• [What to work on] Look at the data below and print exactly the lines from its first line through the line with "67.5, left: 72"; the pictures stay out of the copy.

• [Collected material]
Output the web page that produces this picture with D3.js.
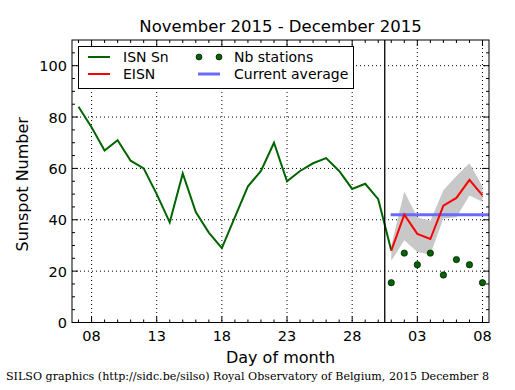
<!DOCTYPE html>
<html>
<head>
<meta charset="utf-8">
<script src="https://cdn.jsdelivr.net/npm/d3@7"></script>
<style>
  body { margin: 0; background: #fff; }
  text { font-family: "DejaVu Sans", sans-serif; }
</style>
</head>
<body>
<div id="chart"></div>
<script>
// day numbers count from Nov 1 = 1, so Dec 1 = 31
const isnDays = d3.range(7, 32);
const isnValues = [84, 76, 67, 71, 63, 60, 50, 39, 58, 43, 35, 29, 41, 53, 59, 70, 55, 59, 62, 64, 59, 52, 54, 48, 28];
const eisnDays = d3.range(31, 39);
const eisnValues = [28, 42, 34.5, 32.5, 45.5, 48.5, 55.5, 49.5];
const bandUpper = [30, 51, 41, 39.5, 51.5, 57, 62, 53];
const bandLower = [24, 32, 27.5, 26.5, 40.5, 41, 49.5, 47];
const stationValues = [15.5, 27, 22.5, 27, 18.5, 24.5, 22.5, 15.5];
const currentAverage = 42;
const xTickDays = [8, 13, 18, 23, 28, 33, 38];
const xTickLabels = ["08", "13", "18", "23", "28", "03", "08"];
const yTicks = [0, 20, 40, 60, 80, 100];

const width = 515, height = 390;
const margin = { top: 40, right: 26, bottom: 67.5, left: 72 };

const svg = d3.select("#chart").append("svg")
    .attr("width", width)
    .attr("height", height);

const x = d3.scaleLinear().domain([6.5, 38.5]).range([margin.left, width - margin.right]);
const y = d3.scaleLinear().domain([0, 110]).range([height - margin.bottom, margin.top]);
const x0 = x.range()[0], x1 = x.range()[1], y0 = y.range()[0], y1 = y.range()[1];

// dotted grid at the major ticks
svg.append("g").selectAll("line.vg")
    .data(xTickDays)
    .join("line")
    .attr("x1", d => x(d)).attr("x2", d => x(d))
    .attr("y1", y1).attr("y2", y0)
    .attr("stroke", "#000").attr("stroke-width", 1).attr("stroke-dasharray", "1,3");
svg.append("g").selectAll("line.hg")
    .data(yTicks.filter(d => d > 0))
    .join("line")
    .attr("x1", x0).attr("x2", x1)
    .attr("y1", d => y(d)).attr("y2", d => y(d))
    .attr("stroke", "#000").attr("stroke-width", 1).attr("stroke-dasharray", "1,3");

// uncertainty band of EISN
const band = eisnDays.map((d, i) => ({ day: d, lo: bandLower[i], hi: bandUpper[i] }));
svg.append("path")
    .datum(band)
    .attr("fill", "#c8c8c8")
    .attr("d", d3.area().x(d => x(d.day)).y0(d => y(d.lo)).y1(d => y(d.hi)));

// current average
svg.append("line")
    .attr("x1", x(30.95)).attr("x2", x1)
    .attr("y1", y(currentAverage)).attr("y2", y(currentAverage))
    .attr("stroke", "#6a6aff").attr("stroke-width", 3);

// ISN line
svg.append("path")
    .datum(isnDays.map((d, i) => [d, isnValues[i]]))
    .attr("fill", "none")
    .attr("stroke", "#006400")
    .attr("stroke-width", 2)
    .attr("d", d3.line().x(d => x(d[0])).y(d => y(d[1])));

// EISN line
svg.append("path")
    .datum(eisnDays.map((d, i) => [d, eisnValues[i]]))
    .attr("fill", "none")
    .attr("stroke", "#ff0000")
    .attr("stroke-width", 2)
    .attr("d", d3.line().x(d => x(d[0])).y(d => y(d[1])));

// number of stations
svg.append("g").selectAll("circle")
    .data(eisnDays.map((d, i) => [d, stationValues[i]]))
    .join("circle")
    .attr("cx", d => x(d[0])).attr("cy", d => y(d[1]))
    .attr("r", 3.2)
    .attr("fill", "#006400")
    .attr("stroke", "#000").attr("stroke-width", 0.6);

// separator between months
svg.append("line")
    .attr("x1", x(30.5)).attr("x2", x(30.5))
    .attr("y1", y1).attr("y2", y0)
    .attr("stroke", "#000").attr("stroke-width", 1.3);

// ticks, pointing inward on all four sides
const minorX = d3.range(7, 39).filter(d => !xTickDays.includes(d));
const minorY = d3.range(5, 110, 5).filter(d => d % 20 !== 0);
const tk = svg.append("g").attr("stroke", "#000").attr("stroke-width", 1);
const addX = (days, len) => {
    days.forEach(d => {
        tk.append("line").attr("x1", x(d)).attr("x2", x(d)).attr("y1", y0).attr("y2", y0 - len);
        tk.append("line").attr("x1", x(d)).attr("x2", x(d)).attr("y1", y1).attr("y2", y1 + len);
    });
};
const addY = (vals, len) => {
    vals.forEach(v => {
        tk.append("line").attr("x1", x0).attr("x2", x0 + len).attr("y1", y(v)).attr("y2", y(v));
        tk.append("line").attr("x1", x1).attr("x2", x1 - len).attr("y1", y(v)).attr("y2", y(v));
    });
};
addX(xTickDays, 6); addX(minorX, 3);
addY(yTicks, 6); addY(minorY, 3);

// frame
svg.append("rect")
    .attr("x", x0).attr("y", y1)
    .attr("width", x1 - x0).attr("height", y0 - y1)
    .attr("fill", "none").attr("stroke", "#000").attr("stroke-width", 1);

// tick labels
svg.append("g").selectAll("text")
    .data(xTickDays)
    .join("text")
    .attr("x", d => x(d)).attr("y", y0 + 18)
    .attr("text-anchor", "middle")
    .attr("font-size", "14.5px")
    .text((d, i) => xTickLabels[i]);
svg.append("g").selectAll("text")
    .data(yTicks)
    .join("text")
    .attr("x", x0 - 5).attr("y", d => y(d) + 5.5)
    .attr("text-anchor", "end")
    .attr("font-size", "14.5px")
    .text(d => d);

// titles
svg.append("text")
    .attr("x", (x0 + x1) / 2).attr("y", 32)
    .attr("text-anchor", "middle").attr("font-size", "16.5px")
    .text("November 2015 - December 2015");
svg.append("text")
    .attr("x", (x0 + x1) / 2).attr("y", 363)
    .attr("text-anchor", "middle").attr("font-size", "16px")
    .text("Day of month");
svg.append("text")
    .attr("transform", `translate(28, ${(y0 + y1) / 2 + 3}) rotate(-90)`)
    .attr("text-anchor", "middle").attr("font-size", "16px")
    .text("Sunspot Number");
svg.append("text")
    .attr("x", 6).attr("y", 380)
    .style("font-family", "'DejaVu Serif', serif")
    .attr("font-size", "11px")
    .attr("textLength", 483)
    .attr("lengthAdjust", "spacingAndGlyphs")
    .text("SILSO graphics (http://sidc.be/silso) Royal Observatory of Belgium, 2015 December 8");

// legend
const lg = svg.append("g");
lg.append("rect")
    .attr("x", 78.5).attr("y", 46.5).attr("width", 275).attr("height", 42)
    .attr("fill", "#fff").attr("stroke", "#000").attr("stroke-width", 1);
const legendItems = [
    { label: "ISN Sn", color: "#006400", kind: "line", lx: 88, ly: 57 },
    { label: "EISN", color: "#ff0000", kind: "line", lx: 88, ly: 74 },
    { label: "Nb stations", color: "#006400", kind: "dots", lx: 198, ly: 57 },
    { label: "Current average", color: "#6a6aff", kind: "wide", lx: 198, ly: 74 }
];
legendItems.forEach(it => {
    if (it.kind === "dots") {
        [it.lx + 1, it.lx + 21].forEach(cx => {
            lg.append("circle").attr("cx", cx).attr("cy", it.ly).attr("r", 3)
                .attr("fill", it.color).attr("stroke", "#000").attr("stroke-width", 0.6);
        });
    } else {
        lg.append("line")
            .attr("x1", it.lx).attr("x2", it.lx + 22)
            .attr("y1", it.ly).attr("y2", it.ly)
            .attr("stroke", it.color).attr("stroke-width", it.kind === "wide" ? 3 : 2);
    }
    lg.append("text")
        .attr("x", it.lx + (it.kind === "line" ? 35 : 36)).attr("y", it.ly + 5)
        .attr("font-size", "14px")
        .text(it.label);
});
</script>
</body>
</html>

• [Reply to the exercise]
Output the web page that produces this picture with D3.js.
<!DOCTYPE html>
<html>
<head>
<meta charset="utf-8">
<script src="https://cdn.jsdelivr.net/npm/d3@7"></script>
<style>
  body { margin: 0; background: #fff; }
  text { font-family: "DejaVu Sans", sans-serif; }
</style>
</head>
<body>
<div id="chart"></div>
<script>
// day numbers count from Nov 1 = 1, so Dec 1 = 31
const isnDays = d3.range(7, 32);
const isnValues = [84, 76, 67, 71, 63, 60, 50, 39, 58, 43, 35, 29, 41, 53, 59, 70, 55, 59, 62, 64, 59, 52, 54, 48, 28];
const eisnDays = d3.range(31, 39);
const eisnValues = [28, 42, 34.5, 32.5, 45.5, 48.5, 55.5, 49.5];
const bandUpper = [30, 51, 41, 39.5, 51.5, 57, 62, 53];
const bandLower = [24, 32, 27.5, 26.5, 40.5, 41, 49.5, 47];
const stationValues = [15.5, 27, 22.5, 27, 18.5, 24.5, 22.5, 15.5];
const currentAverage = 42;
const xTickDays = [8, 13, 18, 23, 28, 33, 38];
const xTickLabels = ["08", "13", "18", "23", "28", "03", "08"];
const yTicks = [0, 20, 40, 60, 80, 100];

const width = 515, height = 390;
const margin = { top: 40, right: 26, bottom: 67.5, left: 72 };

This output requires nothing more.